Vor einiger Zeit hatte ich über meine Erfahrungen mit Bewerbungsprozessen geschrieben und kritisiert, dass dieser in vielen Unternehmen nicht mehr zeitgemäß ist. Die Reaktionen waren unterschiedlich. Es gab Zustimmung, aber auch den Ratschlag, als Jobsuchender lieber nicht solche kritischen Beiträge zu verfassen. Aber ganz ehrlich: für ein Unternehmen, das nicht einmal die grundlegendsten Eigenschaften eines zeitgemäßen Bewerbungsprozesses erfüllt, will ich gar nicht arbeiten.
Nach dem Bewerbungsanschreiben folgt (im positiven Fall) das Vorstellungsgespräch. Auch hier habe ich bereits einige Kuriositäten erlebt.
Hier sei noch einmal betont: Das Bewerbungsverfahren (inkl. Vorstellungsgespräch) ist ein beiderseitiger Prozess – für das Unternehmen und (natürlich genauso) für den Bewerber gilt es dabei zu prüfen, ob man zueinander passt. Auch das Unternehmen sollte dabei einen guten Eindruck hinterlassen, um Wunschkandidaten von sich zu überzeugen. Wenn es nicht passt, dann geht die Suche weiter – für beide Seiten. Scheinbar ist das aber einigen Recruitern noch immer nicht bewusst.
Stattdessen wird das Gespräch oftmals mit der Vorstellung geführt, der Kandidat sei auf das Unternehmen und die ausgeschriebene Stelle angewiesen. Dag mag vielleicht vereinzelt noch zutreffen. Aber für die breite Masse gilt es, im "war for talents" zu bestehen und gute Kandidaten für sich zu gewinnen.
Untenstehende Phrasen und Fragen sind Bestandteil fast jeden Gesprächs. Ich bin auf der Suche nach Alternativen, vielleicht haben Sie ein paar kreative und innovative Ideen.

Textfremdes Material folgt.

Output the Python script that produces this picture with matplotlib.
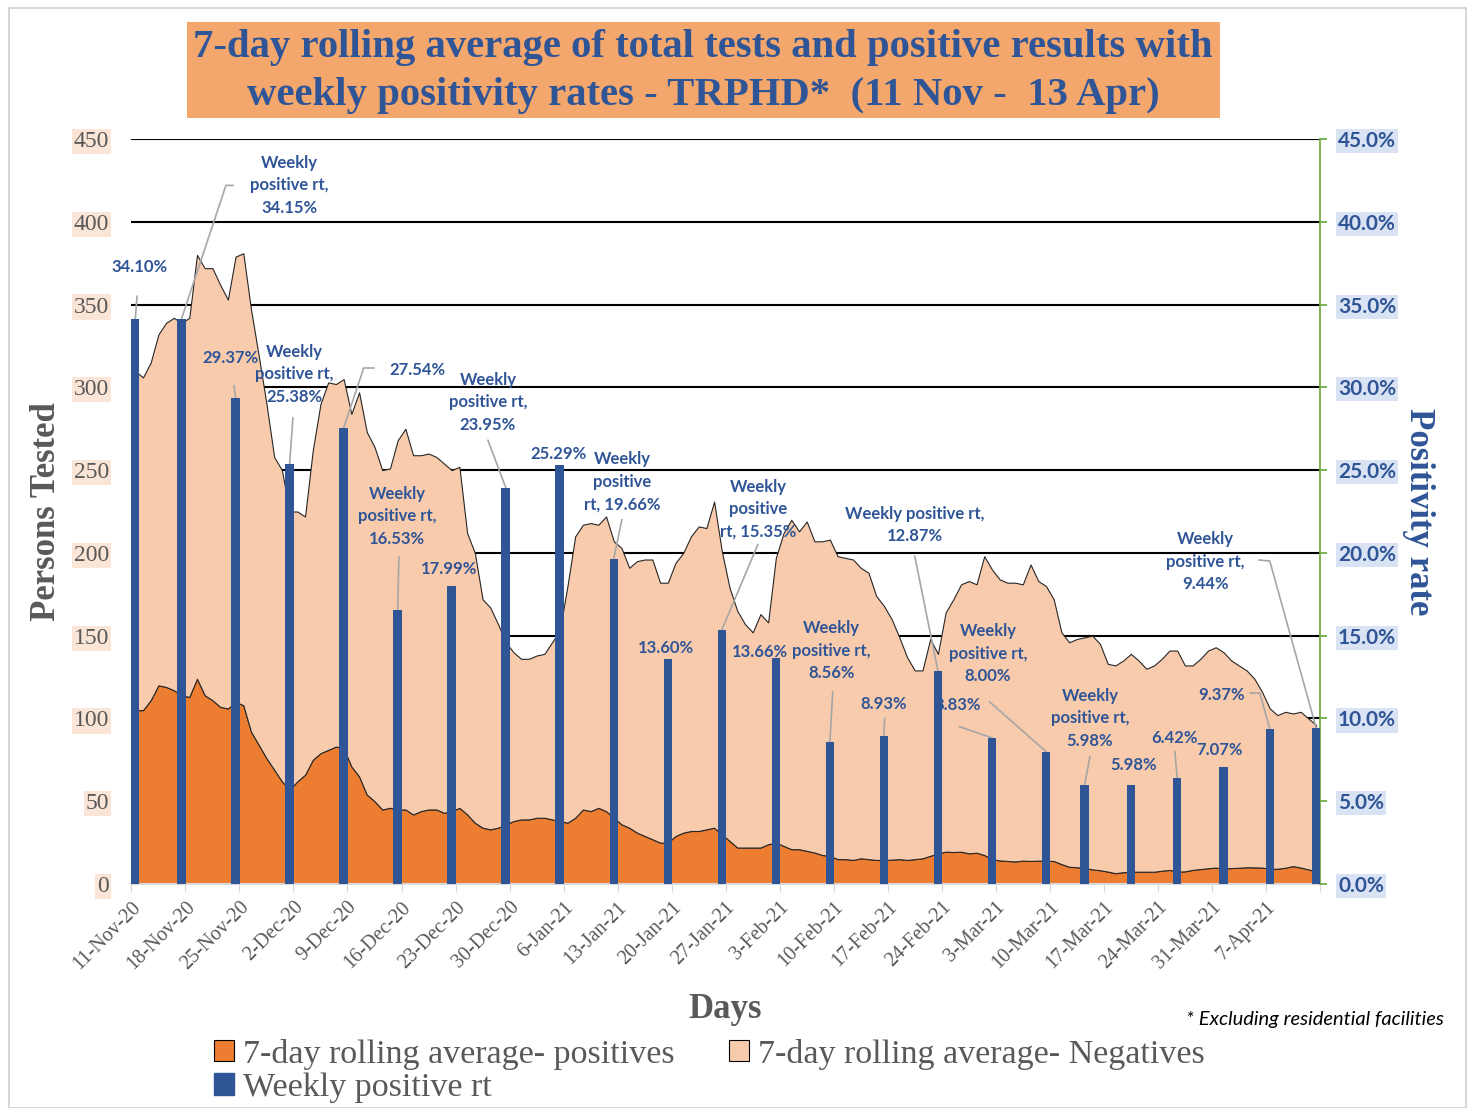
import numpy as np
import matplotlib.pyplot as plt
from matplotlib.patches import Patch, Rectangle

# daily 7-day rolling averages, 11-Nov-20 .. 13-Apr-21
total_tested = [
    310, 306, 315, 332, 339, 342, 339, 342, 380, 372, 372, 362, 353, 379, 381, 347,
    319, 290, 258, 250, 225, 225, 222, 262, 290, 303, 302, 305, 284, 297, 273, 264,
    250, 251, 268, 275, 259, 259, 260, 258, 254, 250, 252, 212, 200, 172, 167, 157,
    146, 140, 136, 136, 138, 139, 146, 153, 180, 210, 217, 218, 217, 222, 207, 203,
    191, 195, 196, 196, 182, 182, 194, 200, 210, 216, 215, 231, 201, 179, 165, 157,
    152, 163, 158, 197, 212, 220, 213, 219, 207, 207, 208, 198, 197, 196, 191, 188,
    174, 168, 160, 149, 137, 129, 129, 148, 139, 164, 172, 181, 183, 181, 198, 190,
    184, 182, 182, 181, 193, 183, 180, 172, 152, 146, 148, 149, 150, 145, 133, 132,
    135, 139, 135, 130, 132, 136, 141, 141, 132, 132, 136, 141, 143, 140, 135, 132,
    129, 124, 116, 106, 102, 104, 103, 104, 100, 96,
]
positives = [
    105, 105, 111, 120, 119, 117, 114, 113, 124, 114, 111, 107, 106, 110, 108, 92,
    84, 76, 69, 62, 57, 62, 66, 75, 79, 81, 83, 82, 71, 65, 54, 50,
    45, 46, 45, 45, 42, 44, 45, 45, 43, 44, 46, 42, 37, 34, 33, 34,
    36, 38, 39, 39, 40, 40, 39, 38, 37, 40, 45, 44, 46, 44, 40, 36,
    34, 31, 29, 27, 25, 25, 29, 31, 32, 32, 33, 34, 30, 26, 22, 22,
    22, 22, 24, 25, 23, 21, 21, 20, 19, 17.5, 17, 15, 15, 14.5, 15.5, 15,
    14.5, 14.5, 14.7, 15, 14.5, 15, 15.5, 17, 18.5, 19.5, 19.3, 19.5, 18.5, 18.9, 17.5, 15,
    14.2, 13.9, 13.6, 14.1, 13.9, 14.1, 14, 13.9, 12, 10.4, 10.1, 9.7, 8.8, 8.3, 7.5, 6.5,
    7.1, 7.4, 7.4, 7.4, 7.4, 8, 8.5, 7.5, 7.6, 8.5, 9, 9.5, 9.9, 9.3, 9.6, 9.8,
    10.1, 10, 9.9, 9.2, 9.2, 9.8, 10.8, 9.9, 8.8, 7.5,
]

# weekly positivity rate (%), day index since 11-Nov-20
rate_days = [0, 6, 13, 20, 27, 34, 41, 48, 55, 62, 69, 76, 83, 90, 97, 104,
             111, 118, 123, 129, 135, 141, 147, 153]
rate_vals = [34.10, 34.15, 29.37, 25.38, 27.54, 16.53, 17.99, 23.95, 25.29, 19.66,
             13.60, 15.35, 13.66, 8.56, 8.93, 12.87, 8.83, 8.00, 5.98, 5.98,
             6.42, 7.07, 9.37, 9.44]
rate_texts = ["{}%", "Weekly\npositive rt,\n{}%", "{}%", "Weekly\npositive rt,\n{}%",
              "{}%", "Weekly\npositive rt,\n{}%", "{}%", "Weekly\npositive rt,\n{}%",
              "{}%", "Weekly\npositive\nrt, {}%", "{}%", "Weekly\npositive\nrt, {}%",
              "{}%", "Weekly\npositive rt,\n{}%", "{}%", "Weekly positive rt,\n{}%",
              "{}%", "Weekly\npositive rt,\n{}%", "Weekly\npositive rt,\n{}%", "{}%",
              "{}%", "{}%", "{}%", "Weekly\npositive rt,\n{}%"]

tick_labels = ["11-Nov-20", "18-Nov-20", "25-Nov-20", "2-Dec-20", "9-Dec-20", "16-Dec-20",
               "23-Dec-20", "30-Dec-20", "6-Jan-21", "13-Jan-21", "20-Jan-21", "27-Jan-21",
               "3-Feb-21", "10-Feb-21", "17-Feb-21", "24-Feb-21", "3-Mar-21", "10-Mar-21",
               "17-Mar-21", "24-Mar-21", "31-Mar-21", "7-Apr-21"]

# label placement: text centre, leader start (+ elbow) in ax2 data coords
label_pos = [(1.0, 37.3), (20.5, 42.2), (12.9, 31.8), (21.1, 30.8), (37.0, 31.05),
             (34.4, 22.2), (41.1, 19.0), (46.2, 29.1), (55.3, 26.0), (63.6, 24.3),
             (69.3, 14.25), (81.2, 22.65), (81.4, 14.0), (90.7, 14.1), (97.5, 10.9),
             (101.5, 21.7), (107.1, 10.8), (111.0, 13.9), (124.2, 10.0), (129.9, 7.2),
             (135.1, 8.8), (141.0, 8.1), (141.3, 11.4), (139.2, 19.45)]
leaders = {0: [(0.73, 35.5)], 1: [(13.16, 42.2), (12.25, 42.2)], 2: [(13.3, 30.1)],
           3: [(20.93, 28.15)], 4: [(31.4, 31.17), (30.1, 31.17)], 5: [(34.66, 19.75)],
           7: [(46.2, 26.8)], 9: [(63.55, 22.0)], 11: [(81.17, 20.5)], 13: [(90.87, 11.6)],
           14: [(97.6, 10.0)], 15: [(101.5, 19.8)], 16: [(107.3, 9.5)], 17: [(111.2, 11.0)],
           18: [(124.2, 7.7)], 20: [(135.2, 8.0)], 22: [(145.0, 11.54), (146.2, 11.54)],
           23: [(146.1, 19.57), (147.5, 19.51)]}

BLUE = "#2F5597"
GREY = "#595959"
SERIF = ["Liberation Serif", "DejaVu Serif"]
SANS = ["Lato", "DejaVu Sans"]

days = np.arange(len(total_tested)) + 0.5
pos = np.array(positives)
neg = np.array(total_tested) - pos

fig = plt.figure(figsize=(14.73, 11.08), dpi=100)
fig.patches.append(Rectangle((0.006, 0.0), 0.989, 0.993, transform=fig.transFigure,
                             fill=False, edgecolor="#D0D0D0", lw=1.2))
ax = fig.add_axes([0.0892, 0.2022, 0.8069, 0.6723])
ax2 = ax.twinx()

ax.set_axisbelow(True)
ax.yaxis.grid(True, color="black", lw=1.5)
ax.stackplot(days, pos, neg, colors=["#ED7D31", "#F8CBAD"], edgecolor="#262626",
             linewidth=0.8, zorder=2)
ax.set_xlim(0, 154)
ax.set_ylim(0, 450)
ax.set_yticks(range(0, 451, 50))
ax.set_xticks(range(0, 155, 7))
ax.set_xticklabels(tick_labels + [""], rotation=45, ha="right", rotation_mode="anchor",
                   family=SERIF, fontsize=14.5, color=GREY)
ax.tick_params(axis="x", length=6, color="#D9D9D9", pad=4)
ax.tick_params(axis="y", length=0, pad=16)
for t in ax.get_yticklabels():
    t.set_family(SERIF)
    t.set_fontsize(17)
    t.set_color(GREY)
    t.set_bbox(dict(facecolor="#FBE5D6", edgecolor="none", pad=1.5))
for s in ["top", "left", "right"]:
    ax.spines[s].set_visible(False)
ax.spines["bottom"].set_color("#D9D9D9")
ax.spines["bottom"].set_linewidth(1.5)
ax.set_ylabel("Persons Tested", family=SERIF, fontsize=25, fontweight="bold",
              color=GREY, labelpad=8)
ax.set_xlabel("Days", family=SERIF, fontsize=25, fontweight="bold", color=GREY,
              labelpad=14)

bar_x = np.array(rate_days) + 0.5
ax2.bar(bar_x, rate_vals, width=1.1, color=BLUE, zorder=3)
ax2.set_ylim(0, 45)
ax2.set_yticks(range(0, 46, 5))
ax2.set_yticklabels([f"{v:.1f}%" for v in range(0, 46, 5)], family=SANS,
                    fontsize=15, fontweight="bold", color=BLUE)
for t in ax2.get_yticklabels():
    t.set_bbox(dict(facecolor="#DAE3F3", edgecolor="none", pad=1.5))
ax2.tick_params(axis="y", length=5, color="#70AD47", width=1.3, pad=8)
for s in ["top", "left", "bottom"]:
    ax2.spines[s].set_visible(False)
ax2.spines["right"].set_color("#70AD47")
ax2.spines["right"].set_linewidth(1.3)
ax2.set_ylabel("Positivity rate", family=SERIF, fontsize=25, fontweight="bold",
               color=BLUE, rotation=-90, labelpad=28)

# data labels (drawn in the lower axes so bars may overlap them, as in Excel)
for i, (x, v) in enumerate(zip(bar_x, rate_vals)):
    tx, ty = label_pos[i]
    ax.text(tx, ty, rate_texts[i].format(f"{v:.2f}"), transform=ax2.transData,
            ha="center", va="center", family=SANS, fontsize=12, fontweight="bold",
            color=BLUE, linespacing=1.5, zorder=5)
    if i in leaders:
        pts = leaders[i] + [(x, v)]
        ax.plot([p[0] for p in pts], [p[1] for p in pts], color="#A6A6A6", lw=1.2,
                transform=ax2.transData, zorder=5, clip_on=False)

# title
fig.patches.append(Rectangle((187 / 1473, 1 - 118 / 1108), 1033 / 1473, 96 / 1108,
                             transform=fig.transFigure, facecolor="#F4A76D",
                             edgecolor="none"))
fig.text(703 / 1473, 1 - 48 / 1108,
         "7-day rolling average of total tests and positive results with",
         ha="center", va="center", family=SERIF, fontsize=29.3, fontweight="bold",
         color=BLUE)
fig.text(703 / 1473, 1 - 95 / 1108,
         "weekly positivity rates - TRPHD*  (11 Nov -  13 Apr)",
         ha="center", va="center", family=SERIF, fontsize=29.3, fontweight="bold",
         color=BLUE)

handles = [Patch(facecolor="#ED7D31", edgecolor="black", lw=0.8),
           Patch(facecolor=BLUE, edgecolor=BLUE),
           Patch(facecolor="#F8CBAD", edgecolor="black", lw=0.8)]
labels = ["7-day rolling average- positives", "Weekly positive rt",
          "7-day rolling average- Negatives"]
leg = fig.legend(handles, labels, ncol=2, loc="upper left",
                 bbox_to_anchor=(200 / 1473, 1 - 1025 / 1108), frameon=False,
                 prop={"family": SERIF, "size": 24.5}, handlelength=0.6,
                 handleheight=0.6, handletextpad=0.25, columnspacing=1.6,
                 labelspacing=0.08, borderaxespad=0)
for t in leg.get_texts():
    t.set_color(GREY)

fig.text(1444 / 1473, 1 - 1020 / 1108, "* Excluding residential facilities",
         ha="right", va="center", family=SANS, style="italic", fontsize=14.5,
         color="black")

fig.savefig("out.png", dpi=100)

Schließlich sollte es ein gleichberechtigtes Gespräch sein, alle Beteiligten sollten sich wohlfühlen, denn es geht um eine zukunftsverändernde Entscheidung.
Schon zu Beginn des Bewerbungsgesprächs kommt die Aufforderung: "Erzählen Sie ein bisschen von sich." Wozu? Ich habe Ihnen meine Unterlagen mit ausführlichen Erläuterungen zu meiner Person und meinem Werdegang geschickt. Haben Sie sich die Unterlagen nicht angeschaut?
"Was sind Ihre Stärken bzw. Schwächen?" Oh bitte! Was bezwecken Sie mit dieser Frage? Glauben Sie ernsthaft, dass ich Ihnen im Vorstellungsgespräch von meinen Defiziten erzähle. Erzählen Sie mir doch von Ihren Schwächen!
"Warum möchten Sie diesen Job?" Nichts im Leben ist kostenlos und irgendwann möchte ich mir im Supermarkt statt der Billigprodukte auch mal die bekannten Marken aus der Werbung leisten können, ohne darüber nachzudenken. Oder: statt zur Ostsee will ich kommendes Jahr nach Teneriffa reisen. In die gleiche Kategorie reiht sich die Frage: "Warum sollten wir Sie einstellen?" Gegenfrage: Warum sollte ich ausgerechnet bei Ihnen anfangen?
"Haben Sie sich auch woanders beworben?" Wo denken Sie hin? Ich setze natürlich alles auf diese eine Bewerbung. Natürlich bewerbe ich mich auch bei anderen Unternehmen (sogar bei Wettbewerbern), um die Wahl zu haben. Schließlich entscheide ich mich für das Unternehmen, das mir die besten Bedingungen bietet und in dem ich mich selbst verwirklichen kann.
Zugegeben, diese Darstellungen sind teilweise überspitzt. Dennoch: wir haben beide ein Ziel – Sie suchen nach einem neuen Mitarbeiter und ich nach einem neuen Job. Also lassen Sie uns ein gleichberechtigtes Gespräch führen, um herauszufinden, ob wir zueinander passen. In meinem nächsten Gespräch bin ich dann einfach derjenige, der am Ende sagt: "Vielen Dank für das Gespräch. Ich habe mir nun einen umfassenden Eindruck verschaffen können und melde mich bei Ihnen bezüglich meiner Entscheidung."